Thai Chili Cucumber Bowls with Noodles

Thai Chili Cucumber Bowls with Noodles

Course Main Course
Servings 4 servings

Ingredients
  

  • 1 red onion, peeled and thinly sliced
  • Juice of 2 limes (about 4 tablespoons)
  • Pinch of salt, plus ½ teaspoon
  • 1 package (about 14 ounces) dried flat rice noodles
  • 2–3 tablespoons Thai chili paste
  • 3 green onions, ends trimmed, thinly sliced on the diagonal
  • ¼ cup chopped cilantro, plus extra for garnish
  • 2 tablespoons toasted sesame oil
  • 1 teaspoon soy sauce
  • 1 small English cucumber
  • 2 Persian cucumbers, thinly sliced crosswise
  • 1 red bell pepper, cored, seeded and sliced
  • 1 mango, peeled, pit removed and sliced
  • ½ cup roasted peanuts
  • 2 tablespoons sesame seeds

Instructions
 

  • In a small bowl, combine the red onion with 1 tablespoon of the lime juice and a large pinch of salt.
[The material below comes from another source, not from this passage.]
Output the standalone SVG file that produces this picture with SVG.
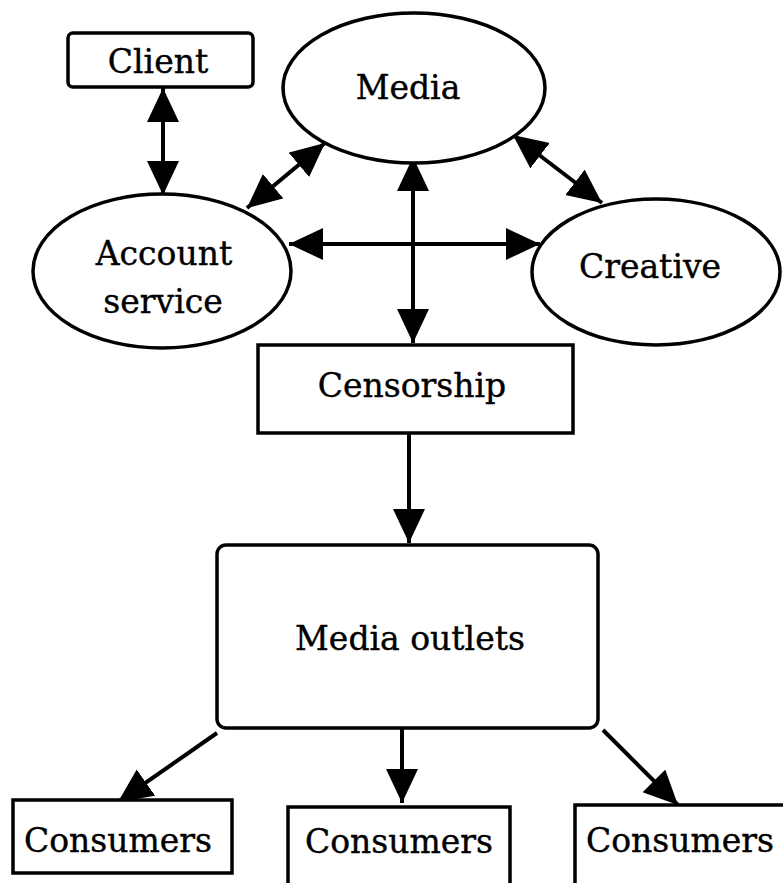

Mix well. Set aside.
  • Place the noodles in a large bowl and cover with boiling water. Let stand for 3–5 minutes to soften. Drain the noodles, then rinse under cold water to refresh. In a bowl, toss the noodles with the chili paste, half of the green onions, 2 teaspoons of the cilantro and 1 teaspoon of the remaining lime juice. Set aside.
  • In a separate bowl, whisk together the remaining lime juice with the sesame oil, soy sauce and ½ teaspoon salt. Set aside.
  • Cut the English cucumber in half lengthwise and remove the seeds with a spoon, then cut the cucumber crosswise into slices. Add the English cucumber to the vinaigrette along with the Persian cucumbers, bell pepper and mango. Toss gently to mix.
  • Divide the noodles evenly among four serving bowls. Top with the vegetables and pickled onions, dividing them evenly. Garnish with the remaining green onions, cilantro, peanuts and sesame seeds. Serve.